Three is the magic number for AMD as it reveals plans for a three-core CPU
Three is apparently the magic number – it’s also a crowd, the trinity, a mobile phone company and the charm – but it’s not been a number particularly associated with computer hardware, with dual graphics and quad-core CPUs being the norm.
Until now that is.
AMD has confirmed the recent rumours, announcing today that it plans to produce triple-core processors. They won’t be available until the first quarter of 2008, and AMD wouldn’t be drawn on clock speeds or price. They will be Phenom models, and the company confirmed they will be made using the same design and on the same production lines as quad-core Phenoms, so will be 65nm chips.
The slides AMD provided with the press release announcement show a CPU with three cores, each with 512KB of L2 cache, along with a shared pool of 2MB L3 cache. The chip interfaces with DDR2-800 memory, and according to the roadmap AMD supplied us with, uses HyperTransport 3.0 and Socket AM2+ packaging. As AMD claims, this corresponds with what we know so far about quad-core Phenom chips.
In the conference call at which the announcement was made, AMD was keen to remind the listening journalists that it was the only company able to offer a triple core CPU, a non-too subtle dig at the fact that Intel’s current quad-core chips essentially comprise two dual-core dies sandwiched together. As Phenom is a native quad-core design, offering a triple-core version is fairly simple; you just turn off one of the cores – or alternatively, you’re able to sell chips with one core that doesn’t work. This is the method ATi and Nvidia use to create the head-spinning number of variants of their GPUs, disabling 'quads' of shader processors to create GPUs like the 8800 GTS from the top-of-the-range GTX and Ultra. Perhaps AMD is learning from its acquisition of ATi.

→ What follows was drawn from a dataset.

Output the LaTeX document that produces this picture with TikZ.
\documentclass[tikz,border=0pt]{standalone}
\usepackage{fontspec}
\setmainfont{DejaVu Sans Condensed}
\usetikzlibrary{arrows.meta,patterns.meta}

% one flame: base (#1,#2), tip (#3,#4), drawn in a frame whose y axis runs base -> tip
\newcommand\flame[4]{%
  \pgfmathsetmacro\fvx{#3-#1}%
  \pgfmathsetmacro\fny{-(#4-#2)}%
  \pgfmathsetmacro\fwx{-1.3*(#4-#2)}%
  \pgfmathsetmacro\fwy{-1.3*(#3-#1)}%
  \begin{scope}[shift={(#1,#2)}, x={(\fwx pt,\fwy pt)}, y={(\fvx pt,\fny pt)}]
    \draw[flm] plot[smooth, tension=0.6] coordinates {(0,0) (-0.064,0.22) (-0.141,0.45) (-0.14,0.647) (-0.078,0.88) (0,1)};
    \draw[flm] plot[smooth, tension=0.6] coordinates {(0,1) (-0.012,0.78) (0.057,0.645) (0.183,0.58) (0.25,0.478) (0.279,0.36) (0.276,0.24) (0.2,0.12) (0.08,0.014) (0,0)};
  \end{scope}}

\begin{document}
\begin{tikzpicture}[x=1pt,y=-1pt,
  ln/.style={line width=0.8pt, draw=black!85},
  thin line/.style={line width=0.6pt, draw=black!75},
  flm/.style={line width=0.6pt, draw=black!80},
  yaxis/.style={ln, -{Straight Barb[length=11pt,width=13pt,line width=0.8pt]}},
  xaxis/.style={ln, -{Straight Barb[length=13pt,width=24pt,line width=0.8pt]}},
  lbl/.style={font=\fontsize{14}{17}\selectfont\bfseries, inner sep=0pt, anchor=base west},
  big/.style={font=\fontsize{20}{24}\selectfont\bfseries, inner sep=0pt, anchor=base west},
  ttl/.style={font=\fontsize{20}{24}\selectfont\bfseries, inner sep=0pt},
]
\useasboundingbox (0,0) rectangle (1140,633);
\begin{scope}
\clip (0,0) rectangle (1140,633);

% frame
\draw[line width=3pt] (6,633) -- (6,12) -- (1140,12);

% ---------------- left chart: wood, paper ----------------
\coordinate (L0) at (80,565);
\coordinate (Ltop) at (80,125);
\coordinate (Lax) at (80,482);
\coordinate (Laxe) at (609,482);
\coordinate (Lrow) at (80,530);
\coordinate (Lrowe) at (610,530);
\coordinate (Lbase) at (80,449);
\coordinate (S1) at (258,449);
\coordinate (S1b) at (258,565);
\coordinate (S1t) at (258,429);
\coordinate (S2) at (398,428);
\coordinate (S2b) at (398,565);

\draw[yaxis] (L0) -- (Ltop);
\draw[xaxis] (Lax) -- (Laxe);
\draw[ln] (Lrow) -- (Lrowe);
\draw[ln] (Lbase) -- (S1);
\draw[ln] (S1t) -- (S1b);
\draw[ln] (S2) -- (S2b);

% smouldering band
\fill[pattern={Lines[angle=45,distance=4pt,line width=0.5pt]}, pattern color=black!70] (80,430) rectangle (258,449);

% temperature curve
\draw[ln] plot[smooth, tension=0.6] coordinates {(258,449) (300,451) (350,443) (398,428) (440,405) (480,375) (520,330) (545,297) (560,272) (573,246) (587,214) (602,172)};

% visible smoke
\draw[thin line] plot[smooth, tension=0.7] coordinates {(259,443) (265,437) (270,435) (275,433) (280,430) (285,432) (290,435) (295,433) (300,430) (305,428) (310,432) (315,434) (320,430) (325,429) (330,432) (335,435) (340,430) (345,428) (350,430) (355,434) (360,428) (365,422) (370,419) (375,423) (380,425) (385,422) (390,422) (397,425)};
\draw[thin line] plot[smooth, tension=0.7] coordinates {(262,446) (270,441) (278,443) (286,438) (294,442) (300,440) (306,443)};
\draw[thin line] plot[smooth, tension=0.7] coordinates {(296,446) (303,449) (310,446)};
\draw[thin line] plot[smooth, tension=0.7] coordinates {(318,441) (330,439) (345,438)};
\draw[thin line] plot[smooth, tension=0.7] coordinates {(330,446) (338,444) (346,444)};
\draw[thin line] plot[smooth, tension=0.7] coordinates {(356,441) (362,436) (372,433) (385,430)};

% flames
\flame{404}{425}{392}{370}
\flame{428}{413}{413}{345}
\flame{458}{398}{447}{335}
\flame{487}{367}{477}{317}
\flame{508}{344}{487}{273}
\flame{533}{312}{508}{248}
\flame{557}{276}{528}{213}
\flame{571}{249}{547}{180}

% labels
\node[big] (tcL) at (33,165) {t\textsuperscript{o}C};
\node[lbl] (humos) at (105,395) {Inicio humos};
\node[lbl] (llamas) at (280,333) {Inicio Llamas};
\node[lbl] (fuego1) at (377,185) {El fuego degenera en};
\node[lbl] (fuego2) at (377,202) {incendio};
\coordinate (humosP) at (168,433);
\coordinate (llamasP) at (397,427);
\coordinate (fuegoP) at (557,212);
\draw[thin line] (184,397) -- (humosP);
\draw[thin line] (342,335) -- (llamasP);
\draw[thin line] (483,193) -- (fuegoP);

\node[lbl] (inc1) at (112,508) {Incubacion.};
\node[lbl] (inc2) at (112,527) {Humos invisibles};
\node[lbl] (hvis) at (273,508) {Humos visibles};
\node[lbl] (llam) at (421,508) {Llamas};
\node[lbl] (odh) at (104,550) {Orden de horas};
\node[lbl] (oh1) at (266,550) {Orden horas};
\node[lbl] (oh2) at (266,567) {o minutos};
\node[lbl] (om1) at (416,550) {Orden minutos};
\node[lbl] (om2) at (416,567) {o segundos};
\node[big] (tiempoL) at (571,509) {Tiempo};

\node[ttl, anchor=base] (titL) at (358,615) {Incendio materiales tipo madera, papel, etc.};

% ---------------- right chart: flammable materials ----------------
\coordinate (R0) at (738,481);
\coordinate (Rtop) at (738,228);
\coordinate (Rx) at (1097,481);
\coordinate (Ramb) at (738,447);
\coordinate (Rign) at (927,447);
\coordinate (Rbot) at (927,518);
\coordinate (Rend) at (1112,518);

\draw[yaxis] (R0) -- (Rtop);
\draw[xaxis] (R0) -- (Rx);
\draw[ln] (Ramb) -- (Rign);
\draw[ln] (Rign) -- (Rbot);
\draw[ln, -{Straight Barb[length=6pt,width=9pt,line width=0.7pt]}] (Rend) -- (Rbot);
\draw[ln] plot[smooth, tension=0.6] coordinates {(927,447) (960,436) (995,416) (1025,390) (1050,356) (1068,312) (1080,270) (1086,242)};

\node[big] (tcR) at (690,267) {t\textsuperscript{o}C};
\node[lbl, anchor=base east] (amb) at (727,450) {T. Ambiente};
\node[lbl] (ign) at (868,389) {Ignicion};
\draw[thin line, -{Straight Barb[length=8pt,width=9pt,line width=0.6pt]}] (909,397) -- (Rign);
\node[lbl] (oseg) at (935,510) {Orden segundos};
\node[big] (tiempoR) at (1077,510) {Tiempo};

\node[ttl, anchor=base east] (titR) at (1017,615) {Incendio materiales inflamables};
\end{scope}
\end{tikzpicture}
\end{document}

In addition to claiming a triple-core chip is customer centric innovation and perfect for megatasking, AMD’s spokesmen did actually make some interesting points, particularly about gaming. Many PC games are either ported from the Xbox 360, or released simultaneously on both systems, and as the Xbox 360 uses a triple-core CPU AMD is perhaps hoping its new triple-core CPUs will find favour with gamers.
AMD was also keen to stress that its quad-core Phenom CPUs, using the Agena and Agena FX core are still planned for a late 2007 release.